Toutes les écoles qui se basent sur la psychologie des profondeurs acceptent l’existence d’un inconscient. Jung le fait d’une façon opiniâtre et spécifique. Dans le contexte freudien, l’inconscient est une sorte de dépôt pour tout ce qui n’est pas permis, refoulé. L’inconscient freudien – l’inconscient personnel – est donc constellé par des contenus qui ont été conscients mais qui ont été refoulés parce qu’inadmissibles. L’inconscient personnel est dès lors de la même nature que les contenus du moi, dont il est scindé. Un censeur veille à ce que les contenus refoulés ne puissent revenir, à moins qu’il ne soit pas déformés (voir le rêve): c’est le modèle freudien, centré sur ce conflit.

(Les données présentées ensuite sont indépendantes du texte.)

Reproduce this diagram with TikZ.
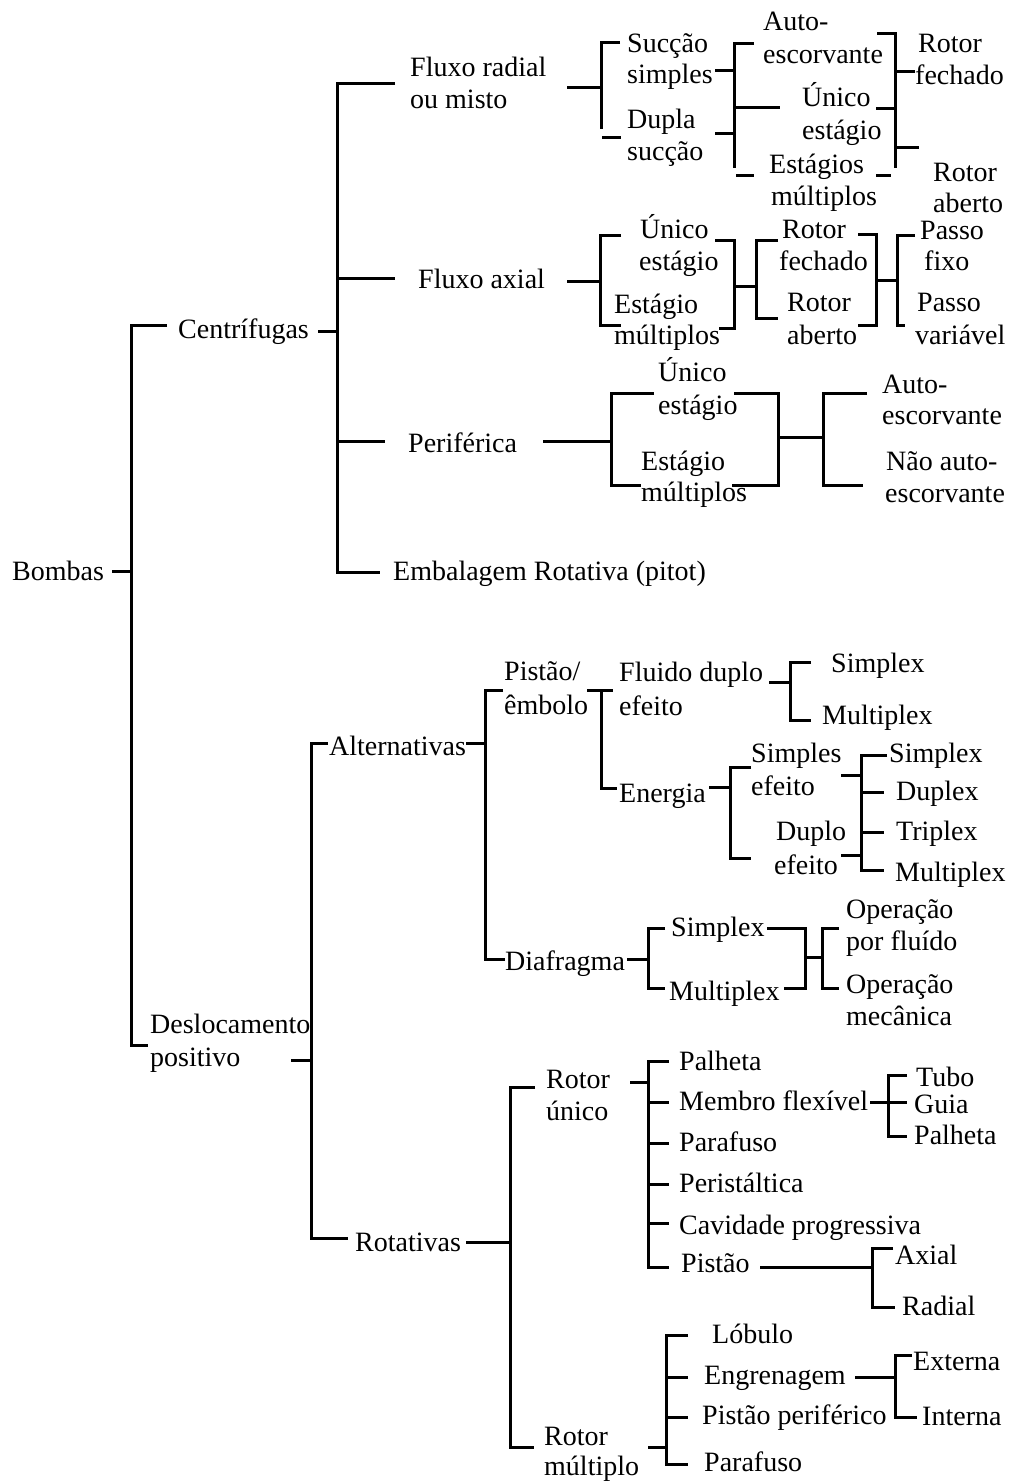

Ce modèle a commencé par éveiller l’intérêt et l’enthousiasme de Jung; il le considère comme nouveau et révolutionnaire et l’accepte. Plus tard toutefois il le considère comme trop étroit, trop unilatéral et partiel. A côté du pôle instinctuel, indéniable, la libido sexuelle, l’inconscient a pour Jung une dimension plus large, mystérieuse, qu’il a du mal à rendre compréhensible, et où il utilise des termes tels que "créatif","spirituel","numineux" et "inconscient collectif".Il attribue à la libido une signification beaucoup plus large: une force propulsive, étrangère au moi, le "tout autre", une dimension qui cherche à s'incarner, à s’intégrer dans le moi conscient. Ce "tout autre" peut donc être complètement nouveau, c’est-à-dire qui n’a jamais été conscient; il peut – dans le meilleur cas – revitaliser le moi qui s’y confronte et qui s’y immerge ; il peut aussi le désintégrer. Dans cette confrontation la place et le rôle du moi conscient sont cruciaux. Jung n’a pas développé cette dynamique spécifique à partir de considérations théoriques, mais bien à partir d’expériences personnelles: il a développé une sensibilité et une affinité particulières pour les aspect plutôt créatifs de l'inconscient. Les exemples abondent dans ses "Septem Sermones", "Aion"ou le Livre Rouge". Dans ce grand respect pour l’inconscient en tant que trésor potentiel, Jung s’écarte nettement de la vision freudienne bien délimitée, qui ne tient pas compte de cet aspect énigmatique de l’inconscient et qui s’en débarrasse en l’appelant "les flots de l’occulte".
Le fait que Jung tient compte de cet aspect énigmatique constitue une des raisons pour lesquelles son œuvre n’a pas la même clarté que celle de Freud.Il est aisé de la critiquer d’un point de vue strictement scientifique, ne fût-ce qu’en dénonçant les nombreuses confusions et contradictions qu’elle contient. Jung même en était bien conscient; il s’en excuse même. Il décrit ses termes comme la meilleure approche possible à un moment donné, des hypothèses de travail provisoires. Ses concepts "ombre","anima", "animus" et "Soi" ne sont pas des concepts fixes, mais des descriptions glissantes en évolution, nécessitant une approche poétique, mais qui énervent l’homme de science positiviste. Le concept d’ "archétype" en constitue un bel exemple: un concept en continuelle transformation et toujours difficile à comprendre. Il arrive que Jung hésite pendant des années avant d’introduire un concept, par exemple celui de "synchronicité". Il faut donc non seulement prendre en compte ce que Jung écrit, mais aussi la période où il l’a écrit. La fondation d’une école n’était pas le premier souci de Jung. Il est probable qu’il ait écrit ses meilleurs textes uniquement pour soi-même. Il s’ensuit que ses concepts élusifs et poétiques constituent un piège, spécialement pour ceux qui pensent devoir absorber ses idées dans un esprit non-critique; alors les idées risquent de dégénérer en dogmes religieux. L’œuvre de Jung ne peut pas être lue et abordée comme un discours de maître, mais à partir d’une confrontation critique. Il ne faut pas suivre ni imiter Jung ; il faut plutôt lire son œuvre comme une espèce de rêve avec lequel on peut jouer, auquel on se confronte et dont on distille sa propre vérité. Jung est lui-même un texte à interpréter.